Justice Department lawyers, including Assistant Attorney General Bill Lann Lee, cite “overwhelming empirical evidence” that “a diverse student body enables colleges and universities to provide a richer education to all students by challenging students to think more critically and broadly.”
In his ruling, Edenfield said that the 1978 U.S. Supreme Court decision in Regents of the University of California vs. Bakke is no longer the law of the land.
“For this court to dismiss Bakke would be a sweeping conclusion not justified by principles of legal reasoning,” government lawyers told the 11th Circuit.

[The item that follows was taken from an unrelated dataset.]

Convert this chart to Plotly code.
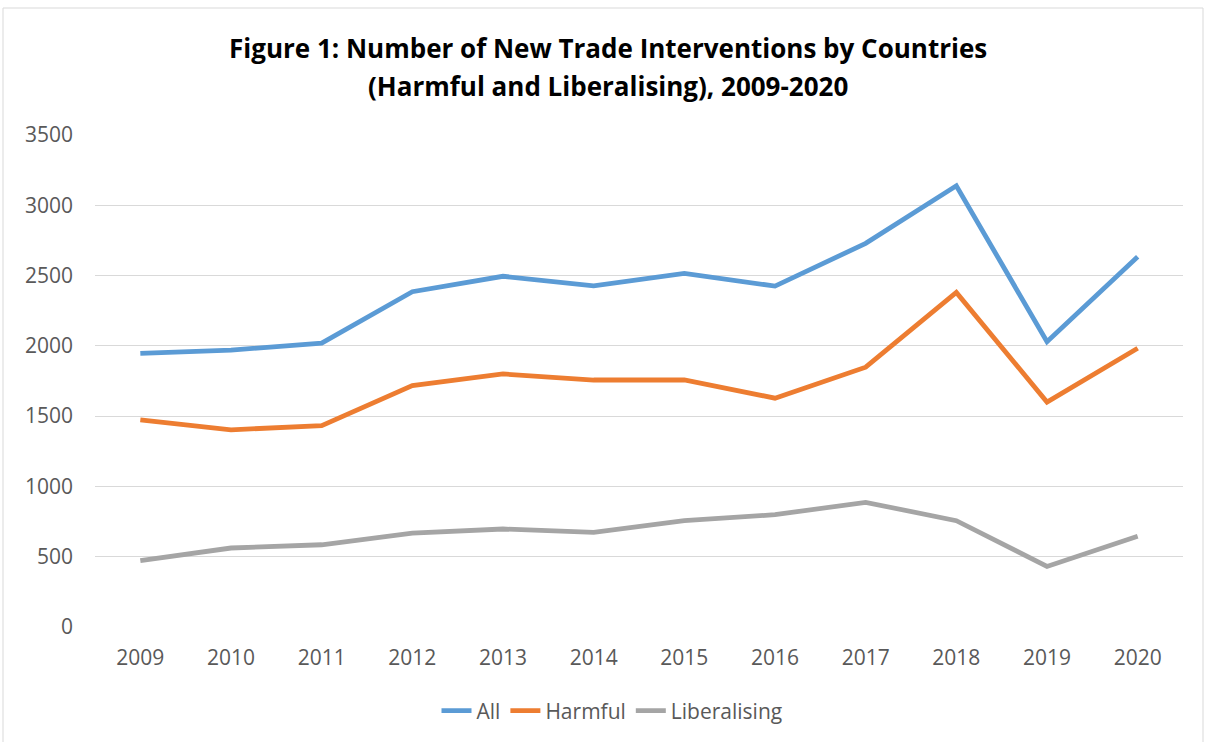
import plotly.graph_objects as go

years = ["2009", "2010", "2011", "2012", "2013", "2014", "2015", "2016", "2017", "2018", "2019", "2020"]
all_vals = [1946, 1970, 2020, 2385, 2495, 2427, 2515, 2425, 2729, 3139, 2029, 2634]
harmful_vals = [1474, 1403, 1432, 1718, 1800, 1757, 1757, 1628, 1848, 2380, 1600, 1983]
liberalising_vals = [472, 562, 585, 668, 697, 673, 756, 799, 887, 756, 431, 645]

series = [
    ("All", all_vals, "#5B9BD5"),
    ("Harmful", harmful_vals, "#ED7D31"),
    ("Liberalising", liberalising_vals, "#A5A5A5"),
]
title_lines = [
    "Figure 1: Number of New Trade Interventions by Countries",
    "(Harmful and Liberalising), 2009-2020",
]

fig = go.Figure()
for name, vals, color in series:
    fig.add_trace(go.Scatter(
        x=years, y=vals, name=name, mode="lines",
        line=dict(color=color, width=4.8),
    ))

W, H = 1205, 742
L, R, T, B = 95, 22, 135, 115
pw, ph = W - L - R, H - T - B

def px(x):
    return (x - L) / pw

def py(y):
    return (H - B - y) / ph

fig.add_shape(type="rect", xref="paper", yref="paper",
              x0=px(3), x1=px(1203), y0=py(760), y1=py(8),
              line=dict(color="#D9D9D9", width=1), fillcolor="rgba(0,0,0,0)", layer="below")

for text, yc in zip(title_lines, [48, 86]):
    fig.add_annotation(
        text="<b>" + text + "</b>", xref="paper", yref="paper",
        x=px(608), y=py(yc), xanchor="center", yanchor="middle", showarrow=False,
        font=dict(family="Open Sans", size=26, color="#000000"),
    )

fig.update_layout(
    width=W, height=H, autosize=False,
    margin=dict(l=L, r=R, t=T, b=B, autoexpand=False),
    paper_bgcolor="white", plot_bgcolor="white",
    font=dict(family="Open Sans", color="#595959", size=21),
    xaxis=dict(
        type="category", range=[-0.5, 11.5], showgrid=False, zeroline=False, showline=False,
        ticks="", tickfont=dict(size=21, color="#595959"), ticklabelstandoff=16,
        automargin=False, tickangle=0,
    ),
    yaxis=dict(
        range=[0, 3500], dtick=500, showgrid=True, gridcolor="#D9D9D9", gridwidth=1.3,
        zeroline=False, showline=False, ticks="", automargin=False,
        tickfont=dict(size=21, color="#595959"), ticklabelstandoff=21,
    ),
    legend=dict(
        orientation="h", x=px(612), xanchor="center",
        y=py(711), yanchor="middle",
        font=dict(size=21, color="#595959"),
        traceorder="normal",
    ),
    showlegend=True,
)

fig.write_html("out.html")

They say Edenfield did not give enough weight to pretrial testimony of the university’s president, Dr. Michael Adams, and former president Dr. Charles Knapp, that use of race in admissions improves the education of all students. Knapp testified that diverse classrooms elevate “the quality of discussion and the level of critical thinking.”
Nonwhite applicants were given a mathematical boost until August, when the school suspended racial consideration in admissions while the case is settled.
Parks, who has until Nov. 20 to file his reply to the 11th Circuit, says the Justice Department might be trying to use the Georgia case to settle the legal dispute over the appropriateness of affirmative action in college
admissions.
Laughlin McDonald, a lawyer for the American Civil Liberties Union, says the Justice Department’s decision to enter the case in support of the university is significant.
“The law has been going so poorly in the area of affirmative action, but the strong position by the government indicates they aren’t capitulating and are willing to fight for it,” McDonald says.